Consider Diversity in your Segmentations
As you look forward to future events, I would encourage you to think out of the box when it comes to the segments of your membership. With diversity, equity, and inclusion being top of mind for so many, it would do your Chamber well to purposely think about who is not being represented. Most Chambers do well with segmenting and focusing on women owned businesses and young entrepreneurs. You could host an event for veteran owned businesses or black owned businesses. The key is to get the right people into the right room, while creating an experience that builds relationships beyond the superficial business card exchange.
Nobody likes to be sold to, but everyone appreciates being noticed.
Stronger Relationships Create Greater Purpose
I have a theory that has me believe that if you can create a high-quality early impression for new Chamber members, they will be more willing to hear what else you have to offer to support their business.

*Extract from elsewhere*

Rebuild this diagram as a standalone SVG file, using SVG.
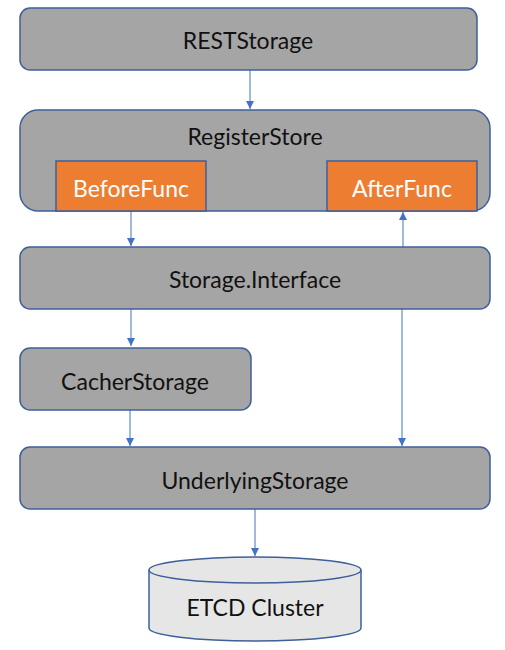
<svg xmlns="http://www.w3.org/2000/svg" width="505" height="650" viewBox="0 0 505 650">
<style>
.box{fill:#A5A5A5;stroke:#3F5F9A;stroke-width:1.5}
.fn{fill:#ED7D31;stroke:#3F5F9A;stroke-width:1.5}
.t{font-family:Lato,"Open Sans",sans-serif;font-size:23px;fill:#111;text-anchor:middle;dominant-baseline:central}
.tw{fill:#fff}
.c{stroke:#4472C4;stroke-width:1;fill:none;marker-end:url(#ah)}
</style>
<defs>
<marker id="ah" viewBox="0 0 10 10" refX="10" refY="5" markerWidth="9" markerHeight="8" markerUnits="userSpaceOnUse" orient="auto">
<path d="M0,0 L10,5 L0,10 z" fill="#4472C4"/>
</marker>
</defs>
<g id="connectors">
<line class="c" x1="250" y1="70" x2="250" y2="109"/>
<line class="c" x1="131" y1="211" x2="131" y2="246"/>
<line class="c" x1="403" y1="247" x2="403" y2="212"/>
<line class="c" x1="131" y1="309" x2="131" y2="346"/>
<line class="c" x1="130" y1="410" x2="130" y2="446"/>
<line class="c" x1="402" y1="309" x2="402" y2="446"/>
<line class="c" x1="255" y1="509" x2="255" y2="556"/>
</g>
<g id="RESTStorage">
<rect class="box" x="20" y="8" width="457" height="62" rx="10"/>
<text class="t" x="248" y="40">RESTStorage</text>
</g>
<g id="RegisterStore">
<rect class="box" x="20" y="110" width="470" height="101" rx="18"/>
<text class="t" x="255" y="136">RegisterStore</text>
</g>
<g id="BeforeFunc">
<rect class="fn" x="56" y="161" width="150" height="50"/>
<text class="t tw" x="131" y="188">BeforeFunc</text>
</g>
<g id="AfterFunc">
<rect class="fn" x="327" y="161" width="150" height="50"/>
<text class="t tw" x="402" y="188">AfterFunc</text>
</g>
<g id="StorageInterface">
<rect class="box" x="20" y="247" width="470" height="62" rx="10"/>
<text class="t" x="255" y="279">Storage.Interface</text>
</g>
<g id="CacherStorage">
<rect class="box" x="20" y="348" width="231" height="62" rx="10"/>
<text class="t" x="135" y="381">CacherStorage</text>
</g>
<g id="UnderlyingStorage">
<rect class="box" x="20" y="447" width="470" height="62" rx="10"/>
<text class="t" x="255" y="480">UnderlyingStorage</text>
</g>
<g id="ETCDCluster">
<path d="M149,570 A106,13 0 0 1 361,570 L361,628 A106,13 0 0 1 149,628 Z" fill="#E7E6E6" stroke="#3F5F9A" stroke-width="1.5"/>
<path d="M149,570 A106,13 0 0 0 361,570" fill="none" stroke="#3F5F9A" stroke-width="1.5"/>
<text class="t" x="255" y="607">ETCD Cluster</text>
</g>
</svg>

This in turn will lead to higher membership retention and overall growth and these business owners tell others how great your Chamber is and why they need to join.
Just today, I had a Chamber member who is also an ambassador tell me that she invited one of her business neighbors to the Chamber’s annual banquet. The neighbor told her that they were not Chamber members so she replied by saying “Well, then you need to join. It is the right thing to do.” This Chamber ambassador then confided in me that she was so disappointed that she didn’t have any better reason to give this other business to join the Chamber other than it is the right thing to do.
Flex Your Influencer Muscle
Many of your members may not be completely convinced about why they are a member of your organization or how long they will continue to be a member. Once you can give them a solid, compelling, great experience, they will never have to question what they get from your Chamber ever again. They will also become an advocate for your organization if you create a believer out of these members early on.
We all understand the great power that comes with a group of like minded individuals who get behind a cause. Before a person can fully support a cause and join a group, they need to have a strong enough why. Chamber networking events are the visible, outward facing membership offering that most people can relate with. Now we just need to use a powerful enough hook to help them catch the Chamber fever.